小川氏の事例は、一世と二世の背教者に共通する第二の特徴を表している。つまり、彼らは自分の意思だけで背教者になるのではなく、新宗教に反対するサブカルチャーに取り込まれ、反カルト団体や専門家の影響を受けているのである。そして、このコミュニティは背教者をしばしば「公の顔」として利用する。

日本における事例の特徴として、ディプログラミング(脱会説得)を受けた後、多くの元信者や二世が統一教会を相手取って訴訟を起こすケースがある。彼ら(ディプログラミングの被害者)は、監禁が続くことを避けるため、法的措置を取らざるを得なかった。

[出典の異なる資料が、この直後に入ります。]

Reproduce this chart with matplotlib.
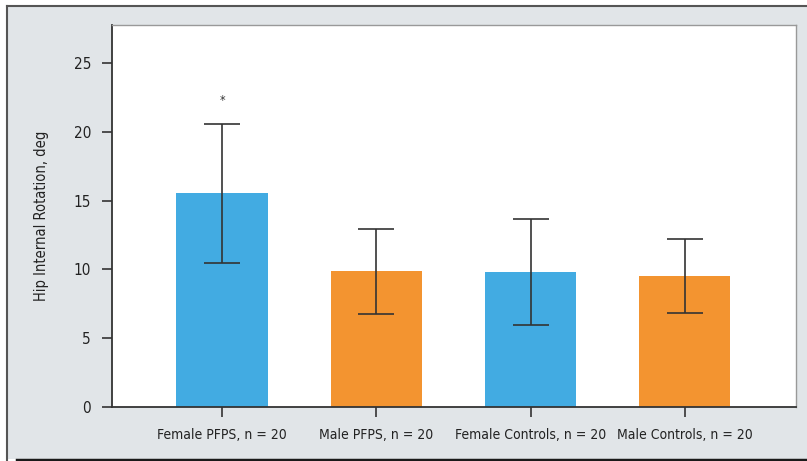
import matplotlib
matplotlib.use('Agg')
import matplotlib.pyplot as plt
from matplotlib.lines import Line2D
from matplotlib.patches import Rectangle
from matplotlib.ticker import MultipleLocator

plt.rcParams['font.family'] = ['DejaVu Sans']
plt.rcParams['font.stretch'] = 'condensed'

# 分组数据
groups = ['Female PFPS, n = 20', 'Male PFPS, n = 20',
          'Female Controls, n = 20', 'Male Controls, n = 20']
means = [15.55, 9.85, 9.8, 9.5]
sds = [5.05, 3.1, 3.85, 2.7]
colors = ['#42ABE2', '#F39430', '#42ABE2', '#F39430']
significant = [True, False, False, False]

W, H = 807, 461
fig = plt.figure(figsize=(W / 100, H / 100), dpi=100)
fig.patch.set_facecolor('white')

# 灰色底框及边线
fig.add_artist(Rectangle((7 / W, 1 - 459 / H), 1, (459 - 6) / H,
                         transform=fig.transFigure, facecolor='#E1E5E8',
                         edgecolor='none', zorder=0))
fig.add_artist(Line2D([7 / W, 1], [1 - 6 / H, 1 - 6 / H], color='#555555', linewidth=1.5))
fig.add_artist(Line2D([7 / W, 7 / W], [0, 1 - 6 / H], color='#555555', linewidth=1.5))
fig.add_artist(Line2D([17 / W, 1], [1 - 459.5 / H, 1 - 459.5 / H], color='#1a1a1a', linewidth=2.5))

ax = fig.add_axes([112 / W, 1 - 407 / H, (796 - 112) / W, (407 - 25) / H])
ax.set_facecolor('white')

x = list(range(len(groups)))
ax.bar(x, means, width=0.59, color=colors, zorder=2)
ax.errorbar(x, means, yerr=sds, fmt='none', ecolor='#333333', elinewidth=1.2,
            capsize=13, capthick=1.2, zorder=3)
for xi, m, s, sig in zip(x, means, sds, significant):
    if sig:
        ax.text(xi, m + s + 1.2, '*', ha='center', va='bottom', fontsize=9, color='#333333')

ax.set_xlim(-0.713, 3.72)
ax.set_ylim(0, 27.76)
ax.yaxis.set_major_locator(MultipleLocator(5))
ax.set_xticks(x)
ax.set_xticklabels(groups)
ax.tick_params(axis='both', direction='out', length=7, width=1.2, color='#333333',
               labelcolor='#222222')
ax.tick_params(axis='x', pad=8, labelsize=10)
ax.tick_params(axis='y', pad=8, labelsize=11)
for side in ['left', 'bottom']:
    ax.spines[side].set_color('#333333')
    ax.spines[side].set_linewidth(1.3)
for side in ['top', 'right']:
    ax.spines[side].set_color('#999999')
    ax.spines[side].set_linewidth(1.0)
ax.set_ylabel('Hip Internal Rotation, deg', fontsize=10.5, color='#222222', labelpad=18)

fig.savefig('out.png', dpi=100)
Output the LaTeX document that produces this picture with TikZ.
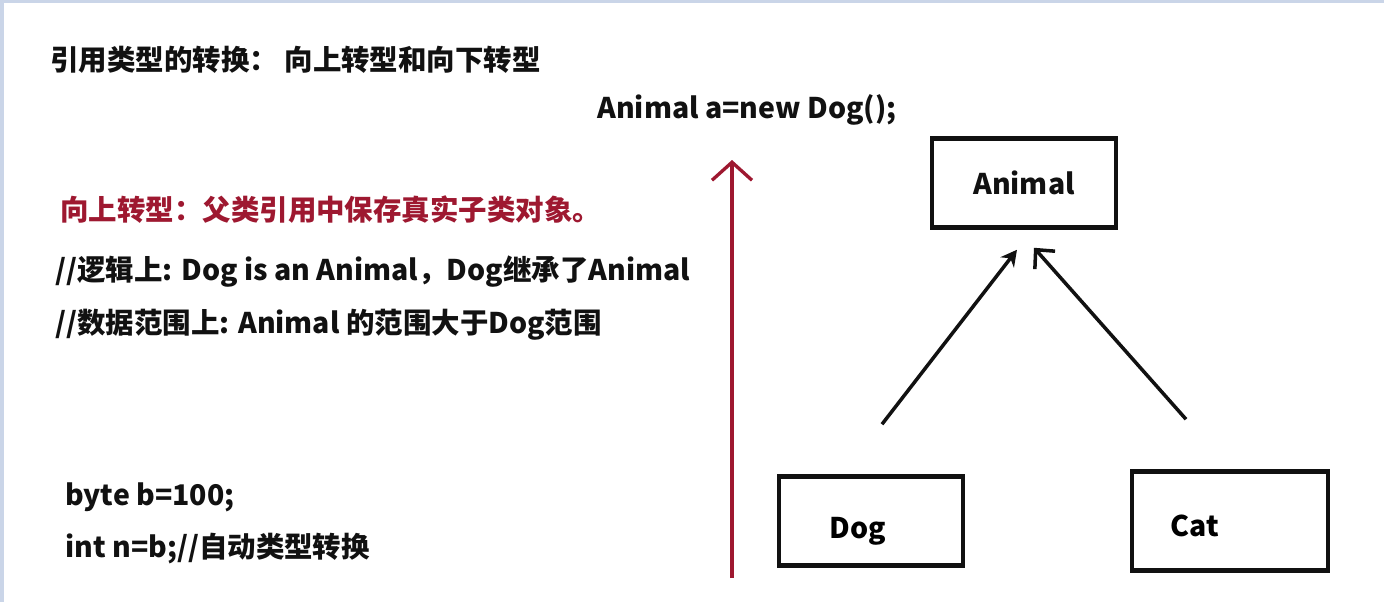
\documentclass[tikz,border=0pt]{standalone}
\usepackage{fontspec}
\setmainfont{Noto Sans CJK SC}
\usetikzlibrary{arrows.meta,positioning,calc}
\definecolor{Ink}{HTML}{111111}
\definecolor{Crimson}{HTML}{9E1830}
\definecolor{Frame}{HTML}{CAD5E8}
\tikzset{
  txt/.style={anchor=west,inner sep=0pt,font=\fontsize{16.2}{18}\selectfont\bfseries,text=Ink},
  note/.style={txt,text=Crimson},
  cls/.style={draw=Ink,line width=2.6pt,fill=white,minimum width=3.68cm,minimum height=1.78cm,font=\fontsize{16.2}{18}\selectfont\bfseries,text=Ink},
  arr/.style={-{Stealth[length=3.2mm,width=3.4mm]},draw=Ink,line width=2pt},
  barb/.style={-{Straight Barb[length=2.8mm,width=5.4mm]},draw=Ink,line width=2pt},
  uparr/.style={-{Straight Barb[length=3.6mm,width=8mm]},draw=Crimson,line width=1.9pt}
}

\begin{document}
\begin{tikzpicture}[x=0.02cm,y=-0.02cm]
  \useasboundingbox (0,0) rectangle (1384,602);
  \fill[white] (0,0) rectangle (1384,602);
  \fill[Frame] (0,0) rectangle (1384,3);
  \fill[Frame] (0,0) rectangle (4,602);

  % left column
  \node[txt] (title) at (50,60) {引用类型的转换： 向上转型和向下转型};
  \node[txt] (decl) at (597,110) {Animal a=new Dog();};
  \node[note] (up) at (60,210) {向上转型：父类引用中保存真实子类对象。};
  \node[txt] (logic) at (55,272) {//逻辑上: Dog is an Animal，Dog继承了Animal};
  \node[txt,below=1.06cm of logic.west,anchor=west] (range) {//数据范围上: Animal 的范围大于Dog范围};
  \node[txt] (byte) at (65,497) {byte b=100;};
  \node[txt,below=1.04cm of byte.west,anchor=west] (int) {int n=b;//自动类型转换};

  % upcast arrow
  \coordinate (upfoot) at (732,578);
  \coordinate (uphead) at (732,160);
  \draw[uparr] (upfoot) -- (uphead);

  % class boxes
  \node[cls] (animal) at (1024,183) {Animal};
  \node[cls,label={[font=\fontsize{16.2}{18}\selectfont\bfseries,xshift=-0.26cm,yshift=-0.2cm]center:Dog}] (dog) at (871,521) {};
  \node[cls,minimum width=3.92cm,minimum height=1.98cm,label={[font=\fontsize{16.2}{18}\selectfont\bfseries,xshift=-0.7cm,yshift=-0.1cm]center:Cat}] (cat) at (1230,521) {};

  \coordinate[above=1.0cm of dog.north,xshift=0.22cm] (dogtail);
  \coordinate[above=1.0cm of cat.north,xshift=-0.88cm] (cattail);
  \draw[arr] (dogtail) -- ($(animal.south)+(-7,20)$);
  \draw[barb] (cattail) -- ($(animal.south)+(10,18)$);
\end{tikzpicture}
\end{document}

「伝統的」な一世の背教者と同様、統一教会やエホバの証人などの宗教を強く批判する二世は、信仰を棄てても公に批判したりメディアに語ったりしない大多数の元信者や二世の集団に比較すれば、ごく少数にすぎない。さらに親の信仰に喜んでとどまっている二世に比べても、はるかに少ない。

しかし、メディアに映るのは背教者となった二世ばかりであるため、多くの報道はあたかも「背教者」を、元信者や全ての二世を代表する存在のように扱うという誤りに陥っている。これはよくある誤解であり、宗教の自由に深刻な悪影響を及ぼす。

海老名のエホバの証人日本本部にある、信者一家を理想化したイメージ。
海老名のエホバの証人日本本部にある、信者一家を理想化したイメージ。

背教者の証言を軽視すべきではない。しかし、中立性と客観性を確保するためには「三角測量」の手法が必要となる。つまり、背教者の証言を、運動にとどまっている現役信者、背教者にならなかった元信者、さらに内部資料を研究し、インタビューや資料調査、参与観察を行った学者の記録と照らし合わせる必要がある。加えて、この三角測量を真に適用するなら、告発された宗教団体にも、背教者の主張を検討し、反論する機会が与えられるべきである。

こうした多様な情報源を多角的に検証してこそ、質の高いジャーナリズムが生まれる。一方、背教者の証言だけに依拠する報道は、偏った物語をつくり出し、差別の道具となってしまう。